> [Provided entries]:
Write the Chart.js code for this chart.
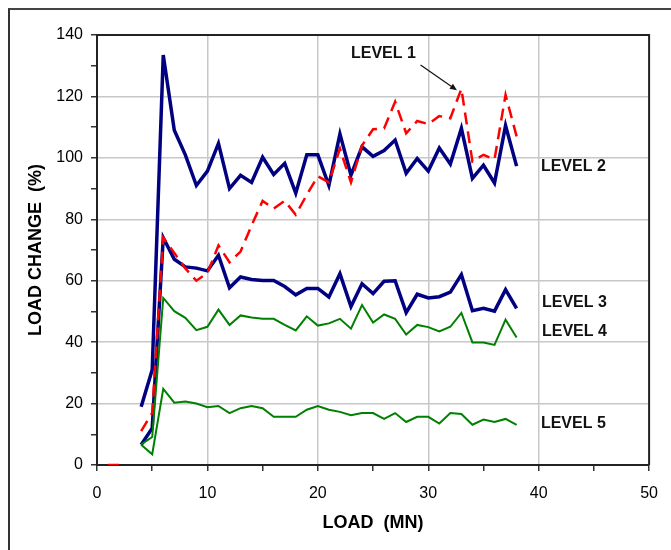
<!DOCTYPE html>
<html>
<head>
<meta charset="utf-8">
<title>Load Change</title>
<style>
html, body { margin: 0; padding: 0; background: #fff; overflow: hidden; }
#frame { position: absolute; left: 8px; top: 8px; width: 700px; height: 600px;
  border-top: 2px solid #444; border-left: 2px solid #333; }
#chart { position: absolute; left: 0; top: 0; }
</style>
</head>
<body>
<div id="frame"></div>
<canvas id="chart" width="671" height="550"></canvas>
<script src="https://cdn.jsdelivr.net/npm/chart.js"></script>
<script>
// load values (MN)
const loads = [1, 2, 3, 4, 5, 6, 7, 8, 9, 10, 11, 12, 13, 14, 15, 16, 17, 18, 19, 20,
  21, 22, 23, 24, 25, 26, 27, 28, 29, 30, 31, 32, 33, 34, 35, 36, 37, 38];

// load change (%) per level
const level1 = [0, 0, null, 11, 17, 74, 69, 64, 60, 62.5, 71.5, 66, 69.5, 78, 86, 83.5, 86, 81.5, 88, 94,
  92, 103, 92, 104, 109.3, 109.6, 118.3, 108, 112, 111, 113.6, 112.9, 122.5, 98.8, 101, 99.5, 120.5, 107];
const level2 = [null, null, null, 19, 31, 133.5, 109, 101, 91, 95.7, 104.7, 90, 94.3, 92, 100.2, 94.6, 98.2, 88.5, 101, 101,
  91, 107.8, 94.4, 103.6, 100.5, 102.4, 105.8, 95, 99.8, 95.7, 103.2, 98, 109.6, 93.3, 97.6, 91.8, 110.5, 97.3];
const level3 = [null, null, null, 6.6, 12, 74, 67, 64.5, 64.1, 63.2, 68.3, 57.7, 61.2, 60.4, 60.1, 60.1, 58.1, 55.4, 57.5, 57.5,
  54.7, 62.3, 51.6, 59, 55.8, 59.8, 60, 49.6, 55.6, 54.4, 54.8, 56.3, 62, 50.2, 51, 50.1, 57.1, 51];
const level4 = [null, null, null, 6.7, 9.1, 54.4, 50.1, 47.9, 43.9, 45, 50.6, 45.6, 48.7, 48, 47.6, 47.6, 45.6, 43.8, 48.4, 45.4,
  46.1, 47.6, 44.4, 52.1, 46.4, 49, 47.6, 42.5, 45.6, 44.9, 43.5, 45, 49.5, 39.9, 39.9, 39.1, 47.3, 41.5];
const level5 = [null, null, null, 6.6, 3.5, 24.8, 20.3, 20.7, 20, 18.8, 19.2, 16.9, 18.5, 19.2, 18.5, 15.7, 15.7, 15.7, 18, 19.2,
  18, 17.3, 16.2, 16.9, 16.9, 15, 16.9, 14, 15.7, 15.7, 13.5, 16.9, 16.6, 13.1, 14.8, 14, 15, 13.1];

// text labels placed in data units
const levelLabels = ['LEVEL 1', 'LEVEL 2', 'LEVEL 3', 'LEVEL 4', 'LEVEL 5'];
const labelX = [23, 40.2, 40.3, 40.3, 40.2];
const labelY = [134, 97, 53, 43.3, 13.4];
const arrowFrom = [29.3, 130.2];
const arrowTo = [32.6, 122];

function pts(arr) {
  return loads.map((x, i) => ({ x: x, y: arr[i] }));
}

const FONT = "'Liberation Sans', Arial, Helvetica, sans-serif";

const extras = {
  id: 'extras',
  afterDraw(chart) {
    const c = chart.ctx;
    const a = chart.chartArea;
    const xs = chart.scales.x, ys = chart.scales.y;
    c.save();
    // top & right of the plot frame
    c.strokeStyle = '#222';
    c.lineWidth = 2;
    c.beginPath();
    c.moveTo(a.left, a.top);
    c.lineTo(a.right, a.top);
    c.lineTo(a.right, a.bottom);
    c.stroke();

    c.fillStyle = '#111';
    c.font = 'bold 16px ' + FONT;
    c.textBaseline = 'middle';
    c.textAlign = 'left';
    for (let i = 0; i < levelLabels.length; i++) {
      c.fillText(levelLabels[i], xs.getPixelForValue(labelX[i]), ys.getPixelForValue(labelY[i]));
    }

    // arrow to level 1 peak
    const x1 = xs.getPixelForValue(arrowFrom[0]), y1 = ys.getPixelForValue(arrowFrom[1]);
    const x2 = xs.getPixelForValue(arrowTo[0]), y2 = ys.getPixelForValue(arrowTo[1]);
    const ang = Math.atan2(y2 - y1, x2 - x1);
    c.strokeStyle = '#111';
    c.lineWidth = 1.2;
    c.beginPath();
    c.moveTo(x1, y1);
    c.lineTo(x2 - 4 * Math.cos(ang), y2 - 4 * Math.sin(ang));
    c.stroke();
    c.beginPath();
    c.moveTo(x2, y2);
    c.lineTo(x2 - 7 * Math.cos(ang) + 3 * Math.sin(ang), y2 - 7 * Math.sin(ang) - 3 * Math.cos(ang));
    c.lineTo(x2 - 7 * Math.cos(ang) - 3 * Math.sin(ang), y2 - 7 * Math.sin(ang) + 3 * Math.cos(ang));
    c.closePath();
    c.fill();
    c.restore();
  }
};

new Chart(document.getElementById('chart'), {
  type: 'line',
  data: {
    datasets: [
      { label: 'Level 1', data: pts(level1), borderColor: '#ff0000', borderWidth: 2.5, borderDash: [12, 7] },
      { label: 'Level 4', data: pts(level4), borderColor: '#008000', borderWidth: 2 },
      { label: 'Level 5', data: pts(level5), borderColor: '#008000', borderWidth: 2 },
      { label: 'Level 2', data: pts(level2), borderColor: '#000080', borderWidth: 3.5 },
      { label: 'Level 3', data: pts(level3), borderColor: '#000080', borderWidth: 3.5 }
    ]
  },
  options: {
    responsive: false,
    animation: false,
    spanGaps: false,
    layout: { padding: { top: 35, right: 19, left: 0, bottom: 0 } },
    elements: { point: { radius: 0 }, line: { tension: 0, fill: false, borderJoinStyle: 'miter' } },
    plugins: { legend: { display: false }, tooltip: { enabled: false } },
    scales: {
      x: {
        type: 'linear',
        min: 0, max: 50,
        afterFit(s) { s.height = 85; },
        border: { color: '#222', width: 2 },
        grid: {
          color: ctx => (ctx.tick && ctx.tick.value % 10 === 0 && ctx.tick.value > 0 && ctx.tick.value < 50) ? '#c8c8c8' : 'transparent',
          lineWidth: 1.5,
          tickColor: '#333',
          tickWidth: 1.5,
          tickLength: 6
        },
        ticks: {
          stepSize: 5,
          autoSkip: false,
          maxRotation: 0,
          padding: 13,
          color: '#000',
          font: { family: FONT, size: 16 },
          callback: v => (v % 10 === 0 ? v : '')
        },
        title: {
          display: true,
          text: 'LOAD  (MN)',
          color: '#000',
          font: { family: FONT, size: 18, weight: 'bold' },
          padding: { top: 0, bottom: 16 }
        }
      },
      y: {
        min: 0, max: 140,
        afterFit(s) { s.width = 97; },
        border: { color: '#222', width: 2 },
        grid: {
          color: ctx => (ctx.tick && ctx.tick.value % 20 === 0 && ctx.tick.value > 0 && ctx.tick.value < 140) ? '#c8c8c8' : 'transparent',
          lineWidth: 1.5,
          tickColor: '#333',
          tickWidth: 1.5,
          tickLength: 6
        },
        ticks: {
          stepSize: 10,
          autoSkip: false,
          padding: 8,
          color: '#000',
          font: { family: FONT, size: 16 },
          callback: v => (v % 20 === 0 ? v : '')
        },
        title: {
          display: true,
          text: 'LOAD CHANGE  (%)',
          color: '#000',
          font: { family: FONT, size: 18, weight: 'bold' },
          padding: { top: 25, bottom: 0 }
        }
      }
    }
  },
  plugins: [extras]
});
</script>
</body>
</html>
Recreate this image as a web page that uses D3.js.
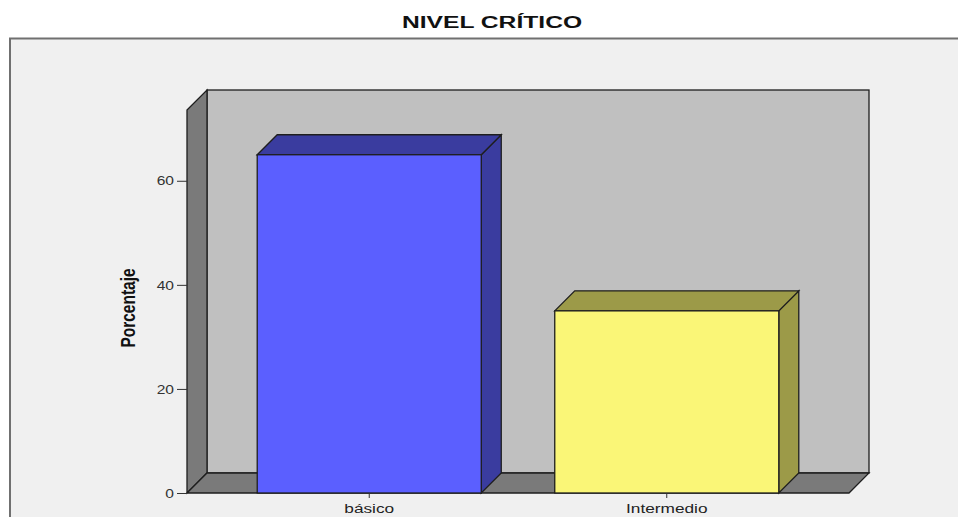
<!DOCTYPE html>
<html>
<head>
<meta charset="utf-8">
<script src="https://cdn.jsdelivr.net/npm/d3@7"></script>
<style>
  body { margin: 0; background: #fff; }
  svg text { font-family: "Liberation Sans", Arial, sans-serif; }
</style>
</head>
<body>
<svg id="svg" width="958" height="517"></svg>
<script>
// datos
var categories = ["básico", "Intermedio"];
var values = [65.0, 35.0];
var yTicks = [0, 20, 40, 60];
var barFront = ["#5b5fff", "#faf677"];
var barShade = ["#3a3c9f", "#9c9a48"];

var W = 958, H = 517;
var depth = 20;          // profundidad 3d
var sx = 1.38;           // el original esta estirado a lo ancho
var plot = { left: 187, right: 849, top: 110, bottom: 493 };

var svg = d3.select("#svg");
svg.selectAll("*").remove();

// marco
svg.append("rect")
  .attr("x", 10).attr("y", 38.5)
  .attr("width", W).attr("height", H)
  .attr("fill", "#f0f0f0")
  .attr("stroke", "#707070")
  .attr("stroke-width", 2);

// titulo
svg.append("text")
  .attr("transform", `translate(492,28) scale(1.45,1)`)
  .attr("text-anchor", "middle")
  .style("font-size", "17px")
  .style("font-weight", "bold")
  .attr("fill", "#111")
  .text("NIVEL CRÍTICO");

var xScale = d3.scaleBand()
  .domain(categories)
  .range([plot.left, plot.right])
  .paddingInner(0.247)
  .paddingOuter(0.236);

var yScale = d3.scaleLinear()
  .domain([0, 73.6])
  .range([plot.bottom, plot.top]);

var container = svg.append("g");
var line = d3.line();
var stroke = "#1e1e1e";

var y0 = yScale(0), yTop = yScale(73.6);
var xL = plot.left, xR = plot.right;

// pared del fondo
container.append("rect")
  .attr("x", xL + depth).attr("y", yTop - depth)
  .attr("width", xR - xL).attr("height", y0 - yTop)
  .attr("fill", "#c0c0c0").attr("stroke", stroke).attr("stroke-width", 1.3);

// pared izquierda
container.append("path")
  .attr("d", line([[xL, yTop], [xL + depth, yTop - depth], [xL + depth, y0 - depth], [xL, y0]]) + "Z")
  .attr("fill", "#7a7a7a").attr("stroke", stroke).attr("stroke-width", 1.3);

// piso
container.append("path")
  .attr("d", line([[xL, y0], [xL + depth, y0 - depth], [xR + depth, y0 - depth], [xR, y0]]) + "Z")
  .attr("fill", "#7a7a7a").attr("stroke", stroke).attr("stroke-width", 1.3);

// barras
var bw = xScale.bandwidth();
var bars = container.selectAll(".bar")
  .data(categories.map((c, i) => ({ c: c, v: values[i], i: i })))
  .enter().append("g").attr("class", "bar");

bars.append("path")
  .attr("d", d => {
    var x = xScale(d.c), y = yScale(d.v);
    return line([[x + bw, y], [x + bw + depth, y - depth], [x + bw + depth, y0 - depth], [x + bw, y0]]) + "Z";
  })
  .attr("fill", d => barShade[d.i]).attr("stroke", stroke).attr("stroke-width", 1.3);

bars.append("path")
  .attr("d", d => {
    var x = xScale(d.c), y = yScale(d.v);
    return line([[x, y], [x + depth, y - depth], [x + bw + depth, y - depth], [x + bw, y]]) + "Z";
  })
  .attr("fill", d => barShade[d.i]).attr("stroke", stroke).attr("stroke-width", 1.3);

bars.append("rect")
  .attr("x", d => xScale(d.c))
  .attr("y", d => yScale(d.v))
  .attr("width", bw)
  .attr("height", d => y0 - yScale(d.v))
  .attr("fill", d => barFront[d.i]).attr("stroke", stroke).attr("stroke-width", 1.3);

// ejes
var yAxis = svg.append("g")
  .attr("transform", `translate(${plot.left},0)`)
  .call(d3.axisLeft(yScale).tickValues(yTicks).tickSize(10).tickPadding(3));
yAxis.select(".domain").remove();
yAxis.selectAll(".tick line").attr("stroke", "#333");
yAxis.selectAll(".tick text")
  .attr("x", -13 / 1.2)
  .attr("transform", "scale(1.2,1)")
  .style("font-size", "13px")
  .attr("fill", "#333");

var xAxis = svg.append("g")
  .attr("transform", `translate(0,${plot.bottom})`)
  .call(d3.axisBottom(xScale).tickSize(5).tickPadding(6));
xAxis.select(".domain").remove();
xAxis.selectAll(".tick line").attr("stroke", "#333");
xAxis.selectAll(".tick text")
  .attr("transform", `scale(${sx},1)`)
  .style("font-size", "12.5px")
  .attr("fill", "#222");

// titulo eje y
svg.append("text")
  .attr("transform", `translate(135,308) scale(1.3,1) rotate(-90)`)
  .attr("text-anchor", "middle")
  .style("font-size", "15.5px")
  .style("font-weight", "bold")
  .attr("fill", "#111")
  .text("Porcentaje");
</script>
</body>
</html>
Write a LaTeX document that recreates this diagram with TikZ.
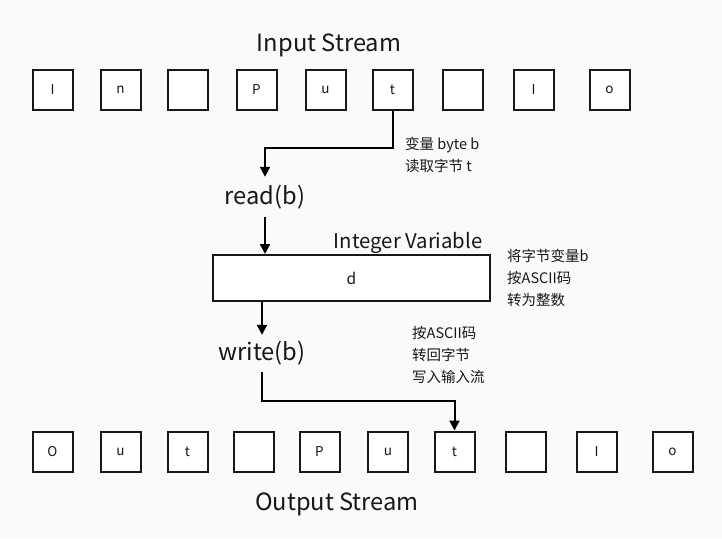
\documentclass[tikz,border=0pt]{standalone}
\usepackage{fontspec}
\setmainfont{Noto Sans CJK SC}
\usetikzlibrary{arrows.meta}
\definecolor{bgcol}{RGB}{250,250,250}
\definecolor{ink}{RGB}{24,24,24}
\tikzset{
  >={Triangle[width=10pt,length=10pt]},
}
\tikzstyle{cell}=[draw=ink,line width=2pt,fill=white,minimum width=40pt,minimum height=40pt,inner sep=0pt,text=ink,font=\fontsize{13.5}{15}\selectfont]
\tikzstyle{flow}=[line width=2pt,->]
\tikzstyle{title}=[text=ink,font=\fontsize{23.7}{26}\selectfont]
\tikzstyle{note}=[align=left,anchor=west,inner sep=0pt,text=ink,font=\fontsize{14.5}{22}\selectfont]

\begin{document}
\begin{tikzpicture}[x=1pt,y=-1pt]
  \fill[bgcol] (0,0) rectangle (722,538);
  \node[title] (instream) at (329,45) {Input Stream};
  \foreach \x/\c [count=\i] in {52.5/I,120.5/n,187.5/{},256.5/P,325.5/u,392.5/t,462.5/{},533.5/I,609.5/o}
    \node[cell] (in\i) at (\x,90) {\c};
  \node[title,minimum height=40pt,inner sep=0pt] (read) at (265,197) {read(b)};
  \node[note] (readnote) at (405,155) {变量 byte b\\读取字节 t};
  \node[cell,minimum width=277pt,minimum height=46pt,font=\fontsize{15.5}{17}\selectfont] (var) at (351.5,278) {d};
  \node[anchor=base east,text=ink,font=\fontsize{20.3}{22}\selectfont] (vartitle) at (486,248) {Integer Variable};
  \node[note] (varnote) at (507,278) {将字节变量b\\按ASCII码\\转为整数};
  \node[title,minimum height=37pt,inner sep=0pt] (write) at (262,353.5) {write(b)};
  \node[note] (writenote) at (412,355) {按ASCII码\\转回字节\\写入输入流};
  \foreach \x/\c [count=\i] in {52.5/O,120.5/u,187.5/t,253.5/{},319.5/P,388/u,454.5/t,525.5/{},596.5/I,672.5/o}
    \node[cell] (out\i) at (\x,451.5) {\c};
  \node[title] (outstream) at (337,504) {Output Stream};
  \draw[flow] (in6.south) -- ++(0,37) -| (read.north);
  \draw[flow] (read.south) -- (read.south |- var.north);
  \draw[flow] (write.north |- var.south) -- (write.north);
  \draw[flow] (write.south) -- ++(0,29) -| (out7.north);
\end{tikzpicture}
\end{document}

> [Task to carry out]: Write out, word for word, the lines from the start of the data through the one holding "36, 37, 38];". Omit pictures.

> [Response]:
Write the Chart.js code for this chart.
<!DOCTYPE html>
<html>
<head>
<meta charset="utf-8">
<title>Load Change</title>
<style>
html, body { margin: 0; padding: 0; background: #fff; overflow: hidden; }
#frame { position: absolute; left: 8px; top: 8px; width: 700px; height: 600px;
  border-top: 2px solid #444; border-left: 2px solid #333; }
#chart { position: absolute; left: 0; top: 0; }
</style>
</head>
<body>
<div id="frame"></div>
<canvas id="chart" width="671" height="550"></canvas>
<script src="https://cdn.jsdelivr.net/npm/chart.js"></script>
<script>
// load values (MN)
const loads = [1, 2, 3, 4, 5, 6, 7, 8, 9, 10, 11, 12, 13, 14, 15, 16, 17, 18, 19, 20,
  21, 22, 23, 24, 25, 26, 27, 28, 29, 30, 31, 32, 33, 34, 35, 36, 37, 38];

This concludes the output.